Most South Africans are looking ahead at 2017 with some trepidation. Added to state capture, downgrades, inequality and university fees, the lack of adequate public transport contributes to our problems in several ways; economically, socially and environmentally
More than three years ago, the first Hopping Off column referred to the lack of academic input in public transport. Now that universities are in the news, a comment from Scottish comedian, Billy Connolly, is appropriate: “The great thing about Glasgow is that if there’s a nuclear attack, it’ll look exactly the same afterwards.”
That makes me wonder: if all our universities were to close down tomorrow, and stay closed – how would it affect us?
One plus would be that thousands of shack dwellers could move into student accommodation. Some minuses ... within a few months the lack of new doctors would force some hospitals to downgrade to clinics. Within a year or two, the lack of new teachers and engineers would cause schools and factories to start shutting down. More people may even be growing their own food.
My bet is that, whether our universities are open or closed, the passenger transport situation would be the last to change. In five years time, our traffic will still be moving at glacial speed.
Many people would still be driving – alone – to work, muttering to themselves about congestion, those awful minibus-taxis and why South Africa is taking so long to get out of junk status. During their journey they will be oblivious, as they are today, of the half-empty buses and minibus-taxis alongside them, inside which many of them should be travelling at that moment.
I don’t think that’s an exaggeration and, if we want to avoid that kind of future, it would help to start focusing on some issues that they don’t teach at Harvard University, let alone our local MBA schools.
Today, the average new motor car sale value is just under R300 000. Taking a lower value of
R120 000 per car, that gives us a value of R1 trillion for cars. That is a lot of money ... up there with the “unaffordable” nuclear programme, slightly less than the government budget of R1,3 trillion and almost half of the R1,8 trillion of pension money controlled by the Public Investment Corporation.
The fact that motor cars have to be replaced every twelve to 15 years doesn’t seem to be on anyone’s radar, either. I haven’t met a single South African economist who has addressed the role that inefficient private transport plays in undermining the economy.

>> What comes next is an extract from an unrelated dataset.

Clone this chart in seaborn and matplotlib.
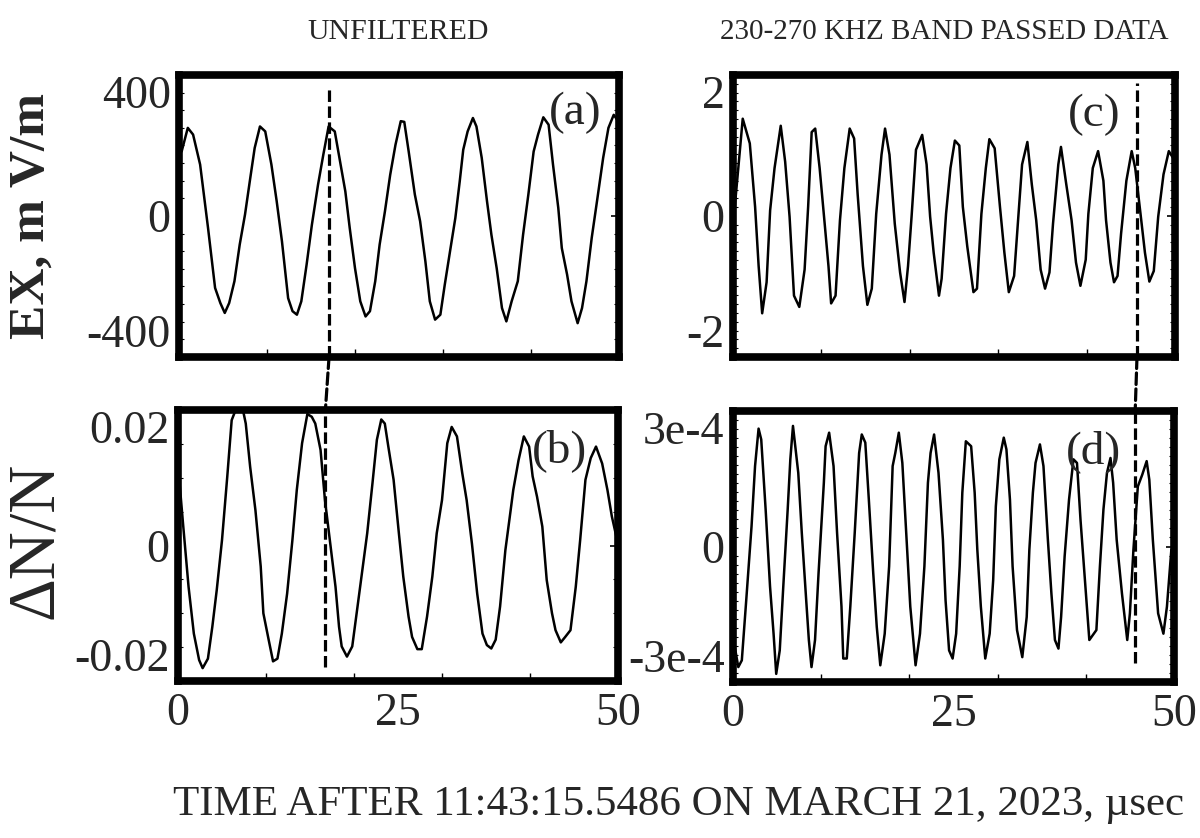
import matplotlib
matplotlib.use("Agg")
import matplotlib.pyplot as plt
import seaborn as sns
from matplotlib.ticker import MultipleLocator, FixedLocator
from matplotlib.patches import ConnectionPatch

# ---- data (time in usec) ----
# (a) unfiltered EX, mV/m
ta = [0.3, 1.0, 1.6, 2.4, 3.3, 4.1, 4.7, 5.2, 5.7, 6.3,
      6.9, 7.5, 8.1, 8.6, 9.2, 9.8, 10.5, 11.1, 11.7, 12.4,
      12.9, 13.4, 13.9, 14.5, 15.1, 15.8, 16.4, 17.0, 17.7, 18.3,
      18.9, 19.4, 20.0, 20.6, 21.2, 21.7, 22.3, 22.8, 23.4, 24.0,
      24.6, 25.2, 25.6, 26.1, 26.8, 27.4, 28.0, 28.5, 29.1, 29.7,
      30.2, 30.8, 31.4, 31.9, 32.3, 32.8, 33.4, 33.8, 34.4, 35.0,
      35.5, 36.1, 36.7, 37.2, 37.8, 38.5, 39.1, 39.7, 40.3, 40.8,
      41.4, 42.0, 42.5, 43.1, 43.5, 44.1, 44.6, 45.3, 45.8, 46.3,
      46.9, 47.5, 48.2, 48.8, 49.4, 49.9]
ex_unf = [183, 250, 231, 146, -34, -204, -247, -275, -247, -185,
          -81, 4, 108, 193, 254, 240, 146, 42, -72, -233,
          -270, -280, -242, -138, -25, 89, 174, 254, 240, 155,
          70, -34, -148, -242, -285, -270, -185, -81, 13, 117,
          202, 269, 267, 183, 61, -15, -129, -242, -294, -280,
          -195, -100, -6, 98, 188, 240, 278, 254, 165, 42,
          -53, -148, -261, -299, -242, -185, -53, 61, 183, 231,
          280, 259, 146, 23, -91, -166, -242, -304, -261, -185,
          -62, 42, 165, 250, 287, 269]

# (b) unfiltered dN/N
tb = [0.1, 0.6, 1.2, 1.8, 2.4, 2.8, 3.4, 3.9, 4.4, 5.0,
      5.6, 6.1, 6.7, 7.3, 7.7, 8.2, 8.8, 9.4, 9.7, 10.3,
      10.8, 11.3, 11.8, 12.4, 13.0, 13.5, 14.1, 14.7, 15.2, 15.6,
      16.2, 16.7, 17.3, 17.9, 18.3, 18.6, 19.2, 19.8, 20.3, 20.9,
      21.5, 22.1, 22.6, 23.1, 23.5, 23.9, 24.5, 25.1, 25.6, 26.2,
      26.6, 27.2, 27.7, 28.3, 28.9, 29.4, 30.0, 30.6, 31.1, 31.7,
      32.3, 32.8, 33.4, 34.0, 34.6, 35.1, 35.6, 36.1, 36.6, 37.2,
      37.8, 38.1, 38.7, 39.3, 39.9, 40.3, 40.8, 41.4, 41.9, 42.5,
      42.9, 43.5, 44.0, 44.6, 45.2, 45.7, 46.3, 46.9, 47.5, 48.2,
      48.8, 49.3, 49.9]
dn_unf = [0.0104, 0.0028, -0.0061, -0.0130, -0.0169, -0.0181, -0.0167, -0.0120, -0.0066, 0.0008,
          0.0102, 0.0185, 0.0205, 0.0205, 0.0180, 0.0116, 0.0052, -0.0031, -0.0100, -0.0139,
          -0.0171, -0.0167, -0.0130, -0.0071, 0.0008, 0.0082, 0.0151, 0.0194, 0.0190, 0.0180,
          0.0141, 0.0067, 0.0003, -0.0061, -0.0120, -0.0149, -0.0164, -0.0149, -0.0100, -0.0041,
          0.0018, 0.0092, 0.0156, 0.0186, 0.0180, 0.0146, 0.0097, 0.0018, -0.0046, -0.0105,
          -0.0135, -0.0153, -0.0153, -0.0105, -0.0046, 0.0018, 0.0067, 0.0151, 0.0175, 0.0161,
          0.0107, 0.0067, 0.0003, -0.0071, -0.0130, -0.0147, -0.0152, -0.0139, -0.0090, -0.0007,
          0.0052, 0.0082, 0.0126, 0.0161, 0.0146, 0.0102, 0.0072, 0.0028, -0.0051, -0.0100,
          -0.0125, -0.0143, -0.0135, -0.0125, -0.0061, 0.0008, 0.0097, 0.0129, 0.0146, 0.0121,
          0.0082, 0.0043, 0.0008]

# (c) band passed EX
tc = [0.2, 0.6, 1.1, 1.9, 2.5, 2.9, 3.3, 3.8, 4.2, 4.7,
      5.4, 5.9, 6.4, 6.9, 7.5, 8.1, 8.5, 8.9, 9.3, 9.8,
      10.4, 10.8, 11.1, 11.6, 12.1, 12.6, 13.2, 13.7, 14.1, 14.7,
      15.2, 15.7, 16.2, 16.8, 17.2, 17.7, 18.3, 18.9, 19.4, 19.8,
      20.2, 20.7, 21.4, 21.9, 22.3, 22.7, 23.3, 23.6, 24.1, 24.6,
      25.1, 25.6, 26.0, 26.5, 27.2, 27.6, 28.1, 28.6, 29.0, 29.6,
      30.2, 30.7, 31.2, 31.8, 32.3, 32.7, 33.3, 33.8, 34.3, 34.8,
      35.3, 35.8, 36.2, 36.8, 37.1, 37.7, 38.3, 38.8, 39.3, 39.9,
      40.2, 40.7, 41.3, 41.9, 42.2, 42.7, 43.1, 43.5, 43.9, 44.5,
      45.1, 45.5, 46.1, 46.6, 47.1, 47.6, 48.1, 48.7, 49.3, 49.8]
ex_bp = [0.13, 0.68, 1.38, 1.03, 0.13, -0.71, -1.38, -0.94, 0.08, 0.68,
         1.28, 0.77, -0.01, -1.13, -1.29, -0.76, 0.13, 1.19, 1.24, 0.68,
         -0.15, -0.71, -1.24, -1.13, -0.06, 0.68, 1.24, 1.10, 0.31, -0.71,
         -1.26, -1.03, 0.03, 0.87, 1.24, 0.87, -0.11, -0.80, -1.22, -0.71,
         -0.01, 0.94, 1.15, 0.73, -0.01, -0.52, -1.13, -0.89, 0.03, 0.68,
         1.07, 1.00, 0.13, -0.43, -1.08, -1.03, 0.03, 0.68, 1.09, 0.96,
         0.13, -0.52, -1.08, -0.85, 0.03, 0.73, 1.05, 0.45, -0.06, -0.76,
         -1.03, -0.80, -0.11, 0.73, 0.98, 0.45, -0.06, -0.66, -0.99, -0.62,
         0.03, 0.68, 0.92, 0.50, -0.06, -0.66, -0.94, -0.85, -0.25, 0.50,
         0.92, 0.68, 0.03, -0.52, -0.93, -0.78, -0.01, 0.59, 0.92, 0.82]

# (d) band passed dN/N (units of 1e-4)
td = [0.2, 0.6, 1.0, 1.5, 2.1, 2.5, 2.9, 3.2, 3.7, 4.2,
      4.6, 4.9, 5.3, 5.7, 6.2, 6.5, 6.8, 7.4, 7.8, 8.3,
      8.6, 8.9, 9.3, 9.7, 10.3, 10.5, 10.9, 11.4, 11.8, 12.3,
      12.5, 12.9, 13.3, 13.8, 14.3, 14.6, 15.0, 15.4, 15.9, 16.3,
      16.7, 17.2, 17.7, 18.1, 18.4, 18.8, 19.2, 19.6, 20.1, 20.7,
      21.2, 21.7, 22.1, 22.4, 22.8, 23.3, 23.8, 24.1, 24.5, 24.9,
      25.3, 25.7, 26.0, 26.4, 27.0, 27.4, 27.7, 28.1, 28.6, 29.1,
      29.5, 29.8, 30.2, 30.7, 31.0, 31.4, 31.7, 32.2, 32.8, 33.3,
      33.6, 34.0, 34.3, 34.8, 35.2, 35.7, 36.1, 36.5, 36.9, 37.2,
      37.6, 38.1, 38.6, 39.0, 39.4, 39.9, 40.4, 41.2, 41.6, 42.0,
      42.4, 42.8, 43.1, 43.5, 44.1, 44.7, 45.0, 45.4, 45.9, 46.4,
      46.9, 47.2, 47.6, 48.2, 48.8, 49.2, 49.7]
dn_bp_e4 = [-2.22, -2.67, -2.52, -1.19, 0.44, 1.78, 2.61, 2.37, 0.82, -0.89,
            -1.93, -2.82, -2.30, -0.89, 0.82, 1.93, 2.67, 1.63, 0.30, -1.19,
            -2.07, -2.67, -2.07, -0.59, 1.41, 2.22, 2.52, 1.78, 0.30, -1.33,
            -2.48, -2.48, -1.33, 0.30, 2.07, 2.48, 2.30, 1.04, -0.59, -1.78,
            -2.63, -1.93, -0.44, 1.78, 2.07, 2.52, 1.85, 0.44, -1.33, -2.63,
            -1.93, -0.44, 1.41, 2.07, 2.48, 1.63, 0.15, -1.19, -2.30, -2.48,
            -1.93, -0.44, 1.19, 2.33, 2.22, 1.19, -0.07, -1.33, -2.48, -1.93,
            -0.74, 0.89, 1.93, 2.41, 2.15, 1.04, -0.44, -1.85, -2.45, -1.56,
            -0.07, 1.19, 1.85, 2.26, 1.78, 0.15, -1.04, -2.07, -2.26, -1.56,
            -0.22, 1.04, 1.93, 1.85, 0.59, -0.74, -2.07, -1.85, -0.44, 0.82,
            1.63, 1.96, 1.41, 0.15, -1.04, -2.07, -1.48, -0.07, 1.33, 1.59,
            1.89, 1.48, 0.15, -1.48, -1.93, -1.33, -0.07]
dn_bp = [v * 1e-4 for v in dn_bp_e4]

# axis limits / tick labels
ylims = {"a": 400, "b": 0.02, "c": 2, "d": 3e-4}
ylabels_txt = {"a": ["-400", "0", "400"], "b": ["-0.02", "0", "0.02"],
               "c": ["-2", "0", "2"], "d": ["-3e-4", "0", "3e-4"]}
minor_step = {"a": 50, "b": 0.005, "c": 0.125, "d": 0.2e-4}
xtick_vals = [0, 25, 50]
xtick_txt = ["0", "25", "50"]

# dashed time markers (usec): top panels, bottom panels
mark_top = [17.05, 45.7]
mark_bot = [16.75, 45.6]

sns.set_theme(style="white")
plt.rcParams["font.family"] = ["Liberation Serif", "DejaVu Serif"]
plt.rcParams["axes.unicode_minus"] = False

fig = plt.figure(figsize=(12, 8.38), dpi=100)
W, H = 1200, 838


def box(x0, x1, y0, y1):
    return [x0 / W, 1 - y1 / H, (x1 - x0) / W, (y1 - y0) / H]


ax_a = fig.add_axes(box(179, 619, 75, 357))
ax_b = fig.add_axes(box(178, 618, 410, 681))
ax_c = fig.add_axes(box(733, 1175, 75, 357))
ax_d = fig.add_axes(box(733, 1174, 411, 682))

panels = [(ax_a, "a", ta, ex_unf, (0.90, 0.865)),
          (ax_b, "b", tb, dn_unf, (0.868, 0.849)),
          (ax_c, "c", tc, ex_bp, (0.817, 0.858)),
          (ax_d, "d", td, dn_bp, (0.818, 0.852))]

for ax, key, t, v, lab in panels:
    sns.lineplot(x=t, y=v, ax=ax, color="black", linewidth=1.8,
                 sort=False, estimator=None)
    lim = ylims[key]
    ax.set_xlim(0, 50)
    ax.set_ylim(-lim, lim)
    for s in ax.spines.values():
        s.set_linewidth(5.5)
        s.set_color("black")
    ax.set_yticks([-lim, 0, lim])
    ax.set_yticklabels(ylabels_txt[key])
    ax.yaxis.set_minor_locator(MultipleLocator(minor_step[key]))
    ax.tick_params(axis="y", which="major", direction="in", length=6,
                   width=1.2, labelsize=33, pad=6, right=True, color="black")
    ax.tick_params(axis="y", which="minor", direction="in", length=3.5,
                   width=0.8, left=True, right=True, color="black")
    tl = ax.get_yticklabels()
    tl[0].set_va("bottom")
    tl[-1].set_va("top")
    ax.set_xticks(xtick_vals)
    ax.xaxis.set_minor_locator(FixedLocator([10, 20, 30, 40]))
    ax.tick_params(axis="x", which="major", length=0, labelsize=33, pad=8)
    ax.tick_params(axis="x", which="minor", direction="in", length=6,
                   width=1.0, bottom=True, color="black")
    ax.text(lab[0], lab[1], f"({key})", transform=ax.transAxes,
            ha="center", va="center", fontsize=34)
    ax.set_xlabel("")
    ax.set_ylabel("")
    ax.grid(False)

for ax in (ax_a, ax_c):
    ax.set_xticklabels([])
for ax in (ax_b, ax_d):
    ax.set_xticklabels(xtick_txt)

# dashed markers inside panels
dash = dict(color="black", linewidth=2.3, linestyle=(0, (3.6, 1.4)))
ax_a.axvline(mark_top[0], ymin=0, ymax=0.954, **dash)
ax_c.axvline(mark_top[1], ymin=0, ymax=0.97, **dash)
ax_b.axvline(mark_bot[0], ymin=0.052, ymax=1, **dash)
ax_d.axvline(mark_bot[1], ymin=0.07, ymax=1, **dash)

# connectors between upper and lower panels
for top_ax, bot_ax, t0, t1 in [(ax_a, ax_b, mark_top[0], mark_bot[0]),
                               (ax_c, ax_d, mark_top[1], mark_bot[1])]:
    con = ConnectionPatch(xyA=(t0, top_ax.get_ylim()[0]), coordsA=top_ax.transData,
                          xyB=(t1, bot_ax.get_ylim()[1]), coordsB=bot_ax.transData,
                          **dash)
    fig.add_artist(con)

# titles and axis labels
fig.text(398 / W, 1 - 32 / H, "UNFILTERED", ha="center", va="center", fontsize=21.5)
fig.text(944 / W, 1 - 32 / H, "230-270 KHZ BAND PASSED DATA", ha="center",
         va="center", fontsize=21)
fig.text(679 / W, 1 - 805 / H, "TIME AFTER 11:43:15.5486 ON MARCH 21, 2023, µsec",
         ha="center", va="center", fontsize=31)
fig.text(32 / W, 1 - 216 / H, "EX, m V/m", rotation=90, ha="center", va="center",
         fontsize=37, fontweight="bold")
fig.text(35 / W, 1 - 540 / H, "ΔN/N", rotation=90, ha="center", va="center",
         fontsize=48)

fig.savefig("out.png", dpi=100, facecolor="white")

One analyst has gone so far as to suggest that having a greater variety of cars to choose from is good for “staff morale”. That could well be true, but then I’d like to see everyone, down to the humblest worker, using a car to get to work – and while we’re about it, why not preferably a Maybach?
Where do we draw the line? It should have been drawn years ago; but like sugar, tobacco and alcohol – all of which might be acceptable if taken in moderation, but devastating when taken in excess – we have allowed private transport to become our oppressor.
Not only does private transport consume vast amounts of imported resources, but if half of all workers go to work by car, the resulting cost (about R300 billion a year) has to be factored into the cost of doing business in South Africa. Cars also get involved in accidents that cost hundreds of billions every year. Oh, sorry ... I forgot that accidents are good for the repair industry!
The government should have taken the lead long ago in fixing public transport. For over 20 years now we have been observing October Transport Month, which provides an opportunity to announce – and implement – meaningful improvements, but our response is ... paralysis.
In this past October Transport Month, all I have heard is that Cape Town plans to buy ten electric buses, while Gauteng plans to introduce smartcards on a minibus-taxi route in Gauteng. We need smartcards, but first on existing formal transport. Why is it taking so long to have one ticket for trains and buses?
Another depressing announcement is that existing bus contracts in Gauteng will be extended until early 2018. This means that half-empty buses will continue to ply their way along Gauteng’s roads until then, and probably even after that. What happened to the 25-year plan? Will Gautrain expansion go ahead? We can’t afford it and don’t need it.
So, Billy, which one is prettier – Glasgow, or the southbound M1 glacier at 17:00? I’ll pick Glasgow any day.
Vaughan Mostert lectured on public transport issues at the University of Johannesburg for nearly thirty years. Through Hopping Off, Mostert leaves readers with some parting food for thought as he continues his push for change in the local public transport industry.